Request: Only the lines from the top of the listing below to the line that has "var chartHeight = 419 - padding.t;" should be echoed, with both ends kept and pictures left out.

-- start of Data lines --

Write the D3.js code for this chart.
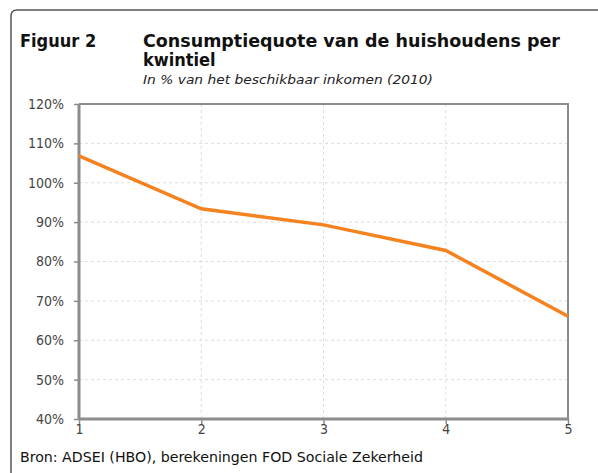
<!DOCTYPE html>
<html>
<head>
<meta charset="utf-8">
<script src="https://cdn.jsdelivr.net/npm/d3@7"></script>
<style>
  body { margin: 0; background: #fff; }
  svg { display: block; font-family: "DejaVu Sans", sans-serif; }
</style>
</head>
<body>
<svg width="598" height="473"></svg>
<script>
// quintiles and consumption ratio (% of disposable income, 2010)
var quintiles = [1, 2, 3, 4, 5];
var ratio = [106.8, 93.4, 89.3, 82.8, 66.1];
var yTicks = [40, 50, 60, 70, 80, 90, 100, 110, 120];

var svg = d3.select('svg');

var padding = { t: 104, r: 30, b: 54, l: 79 };
var chartWidth = 568 - padding.l;
var chartHeight = 419 - padding.t;

// outer frame, rounded corner top-left
svg.append('path')
    .attr('d', 'M11,473 L11,16 Q11,10 17,10 L598,10')
    .attr('fill', 'none')
    .attr('stroke', '#555')
    .attr('stroke-width', 1.5);

// titles
svg.append('text').attr('x', 20).attr('y', 47)
    .attr('font-weight', 'bold').attr('font-size', 18).attr('fill', '#111')
    .attr('font-family', '"DejaVu Sans Condensed", "DejaVu Sans", sans-serif')
    .text('Figuur 2');
svg.append('text').attr('x', 143).attr('y', 47)
    .attr('font-weight', 'bold').attr('font-size', 18).attr('fill', '#111')
    .attr('font-family', '"DejaVu Sans Condensed", "DejaVu Sans", sans-serif')
    .attr('textLength', 417).attr('lengthAdjust', 'spacingAndGlyphs')
    .text('Consumptiequote van de huishoudens per');
svg.append('text').attr('x', 143).attr('y', 66)
    .attr('font-weight', 'bold').attr('font-size', 18).attr('fill', '#111')
    .attr('font-family', '"DejaVu Sans Condensed", "DejaVu Sans", sans-serif')
    .text('kwintiel');
svg.append('text').attr('x', 143).attr('y', 84)
    .attr('font-style', 'italic').attr('font-size', 13).attr('fill', '#222')
    .attr('font-family', '"DejaVu Sans Condensed", "DejaVu Sans", sans-serif')
    .attr('textLength', 290).attr('lengthAdjust', 'spacingAndGlyphs')
    .text('In % van het beschikbaar inkomen (2010)');

var chartG = svg.append('g')
    .attr('transform', `translate(${padding.l}, ${padding.t})`);

var xScale = d3.scaleLinear().domain([1, 5]).range([0, chartWidth]);
var yScale = d3.scaleLinear().domain([40, 120]).range([chartHeight, 0]);

// dashed gridlines
chartG.selectAll('.hgrid')
    .data(yTicks.slice(1, -1))
    .enter().append('line')
    .attr('x1', 0).attr('x2', chartWidth)
    .attr('y1', d => yScale(d)).attr('y2', d => yScale(d))
    .attr('stroke', '#ddd').attr('stroke-dasharray', '3,3');
chartG.selectAll('.vgrid')
    .data(quintiles.slice(1, -1))
    .enter().append('line')
    .attr('y1', 0).attr('y2', chartHeight)
    .attr('x1', d => xScale(d)).attr('x2', d => xScale(d))
    .attr('stroke', '#ddd').attr('stroke-dasharray', '3,3');

// top and right border
chartG.append('path')
    .attr('d', `M0,0 H${chartWidth} V${chartHeight}`)
    .attr('fill', 'none').attr('stroke', '#8c8c8c').attr('stroke-width', 2);

// axes
var yAxis = chartG.append('g')
    .call(d3.axisLeft(yScale).tickValues(yTicks).tickSize(5).tickFormat(d => d + '%'));
var xAxis = chartG.append('g')
    .attr('transform', `translate(0, ${chartHeight})`)
    .call(d3.axisBottom(xScale).tickValues(quintiles).tickSize(5).tickFormat(d3.format('d')));

[yAxis, xAxis].forEach(function (ax) {
    ax.select('.domain').attr('stroke', '#8c8c8c').attr('stroke-width', 3);
    ax.selectAll('.tick line').attr('stroke', '#8c8c8c').attr('stroke-width', 1.5);
    ax.selectAll('.tick text').attr('fill', '#444').attr('font-size', 14)
        .attr('font-family', '"DejaVu Sans Condensed", "DejaVu Sans", sans-serif');
});
yAxis.select('.domain').attr('d', `M0,0 V${chartHeight}`);
xAxis.select('.domain').attr('d', `M0,0 H${chartWidth}`);
yAxis.selectAll('.tick text').attr('x', -15);
xAxis.selectAll('.tick text').attr('y', 5);

// consumption line
var line = d3.line()
    .x((d, i) => xScale(quintiles[i]))
    .y(d => yScale(d));
chartG.append('path')
    .datum(ratio)
    .attr('d', line)
    .attr('fill', 'none')
    .attr('stroke', '#f5821f')
    .attr('stroke-width', 3.5);

// source
svg.append('text').attr('x', 20).attr('y', 462)
    .attr('font-size', 13.5).attr('fill', '#111')
    .attr('font-family', '"DejaVu Sans Condensed", "DejaVu Sans", sans-serif')
    .attr('textLength', 403).attr('lengthAdjust', 'spacingAndGlyphs')
    .text('Bron: ADSEI (HBO), berekeningen FOD Sociale Zekerheid');
</script>
</body>
</html>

-- end of Data lines --

Task response:
Write the D3.js code for this chart.
<!DOCTYPE html>
<html>
<head>
<meta charset="utf-8">
<script src="https://cdn.jsdelivr.net/npm/d3@7"></script>
<style>
  body { margin: 0; background: #fff; }
  svg { display: block; font-family: "DejaVu Sans", sans-serif; }
</style>
</head>
<body>
<svg width="598" height="473"></svg>
<script>
// quintiles and consumption ratio (% of disposable income, 2010)
var quintiles = [1, 2, 3, 4, 5];
var ratio = [106.8, 93.4, 89.3, 82.8, 66.1];
var yTicks = [40, 50, 60, 70, 80, 90, 100, 110, 120];

var svg = d3.select('svg');

var padding = { t: 104, r: 30, b: 54, l: 79 };
var chartWidth = 568 - padding.l;
var chartHeight = 419 - padding.t;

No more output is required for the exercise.